Hostilities between the US and Iran through much of last week prompted fears that Iran may seek to retaliate by closing the Strait of Hormuz, a key shipping artery from east to west for crude oil and chemicals.
Iran is thought to be behind several attacks on tankers passing through the Strait in recent years after the US reimposed sanctions on the country and tensions increased with Saudi Arabia.
However, it would not be in the country’s interest to cut off all traffic, according to Lombard managing director for global political research Christopher Granville.
“Our explicit assumption here is that Iran will not of its own accord seek to close the Strait because it needs to keep the oil flowing,” said Granville.
“[Iran] would have the capacity to make shipping very expensive and much less frequent, but I don’t think they have the capacity to close the system,” added Marcus Chenevix, Middle East and North Africa analyst at TS Lombard.

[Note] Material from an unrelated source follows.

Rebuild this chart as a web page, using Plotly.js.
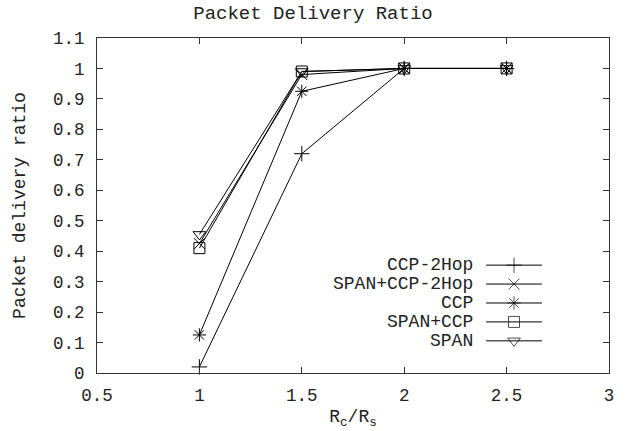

Market unease following Iranian missile attacks on US military bases in Iraq led to reports of several companies suspending shipments along the route, but conditions have normalised since then, according to sources.
Shipping is returning to regular operations along the strait, and the substantial hikes to insurance costs that followed the tanker attacks have failed to materialise, sources added.
Insurance costs skyrocketed in the aftermath of the tanker attacks, but the market is more sanguine about land disruption in a region that has been riven by conflict for much of the last several decades.
Any further attacks on vessels on the route would be likely to result in the fresh insurance hikes and likely shipping suspensions.
Brent crude futures pricing fell back to under $65/bbl after spiking to over $71/bbl at points when it looked like the US and Iran may have been drifting toward a more direct sustained conflict than the simmering tensions and proxy skirmishes of recent years.
While the closure of the strait would have a substantial impact on chemicals shipments, with over half of global linear low-density polyethylene (LLDPE) and nearly 20% of oil shipments passing along the route, sources have questioned whether Iran has the power to close it for any length of time.
“Iran could close the Strait… but the US can force it open,” said a source with knowledge of the geopolitical conditions in the region.
“The biggest threat to the Gulf in terms of the strait is if Iran mines it… [or] they probably deploy their four submarines, but they wouldn’t last very long in the face of a US naval operation. The US would not tolerate closure. In the short-term, you’d get some disruption but not in the longer-term,” added the source.
The impact that the closure would have on Iran itself means that it is unlikely to be a course that the country or the Iranian Revolutionary Guard Corps (IRGC) took without substantial provocation, due to the impact it would have one of the country’s key allies and patrons.
“China is an important strategic supporter of Iran in the present confrontation… China being the key principle market for Iranian oil,” Granville said.
“I think it would be the height of irrationality on Iran’s part to cause damage to the Chinese economy by having that effect on the physical oil markets.”
The potential for smaller-scale attacks along the strait, particularly on shipping vessels could still result in substantial disruption and cost increases for chemicals logistics, which could be felt up and down the supply chain.